Wie das Berufungsgericht richtig erkannte, hat die Konkursaufhebung vor Beendigung des mit dem Masseverwalter geführten Prüfungsprozesses zur Folge, dass das Verfahren gegen den früheren Schuldner, der an die Stelle des Masseverwalters tritt, fortzusetzen ist (RIS‑Justiz

RS0065564).

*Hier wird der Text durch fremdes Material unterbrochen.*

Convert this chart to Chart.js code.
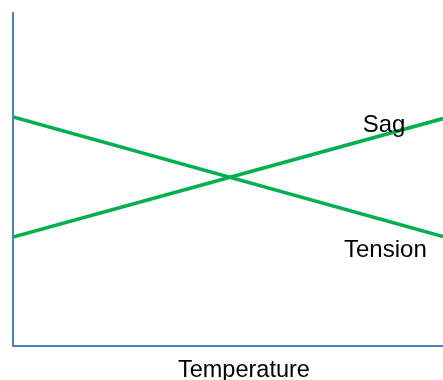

Wie sich aus dem mit dem Konkursverfahren untrennbar verbundenen Zweck des Prüfungsprozesses ergibt, ist nach rechtskräftiger Konkursaufhebung die Fortsetzung eines Verfahrens als Prüfungsprozess in der Regel ausgeschlossen, weil eine Sachentscheidung über ein auf Feststellung der Richtigkeit und Rangordnung einer Konkursforderung gerichtetes Begehren nicht möglich ist, kommt doch eine Eintragung des Ergebnisses des Prüfungsprozesses in das Anmeldungsverzeichnis zwecks Schaffung eines Exekutionstitels nach rechtskräftiger Konkursaufhebung nicht mehr in Betracht (9 ObA 159/98t = RIS‑Justiz

RS0065564 [T2]).

Vor diesem Hintergrund kann es aber nicht zweifelhaft sein, dass die konkursspezifische Vorschrift des § 110 Abs 1 zweiter Satz IO in dem nach Konkursaufhebung gegen den früheren Schuldner fortgesetzten Verfahren, bei dem es sich gerade nicht um einen Prüfungsprozess handelt, nicht mehr anwendbar ist (vgl auch OLG Wien, RIS‑Justiz

RW0000437), sodass ab diesem Zeitpunkt eine Klageänderung unter den allgemeinen Voraussetzungen des § 235 ZPO zulässig ist.

Daran kann auch die vom Beklagten ins Treffen geführte Tatsache nichts ändern, dass in einem solchen Fall der Prozessausgang insofern zufallsabhängig ist, als es darauf ankommt, ob das Erstgericht vor oder nach Aufhebung des Konkurses entscheidet: Dies gilt nämlich generell in jedem Zivilprozess, wenn ein anspruchsbegründender oder -vernichtender Umstand erst nach Einbringung der Klage, aber vor dem für die Beurteilung relevanten Zeitpunkt des Schlusses der mündlichen Verhandlung erster Instanz eintritt.

Die Kostenentscheidung beruht auf den §§ 41, 50 ZPO. Die Klägerin hat auf die Unzulässigkeit der Revision hingewiesen (RIS‑Justiz RS0035962).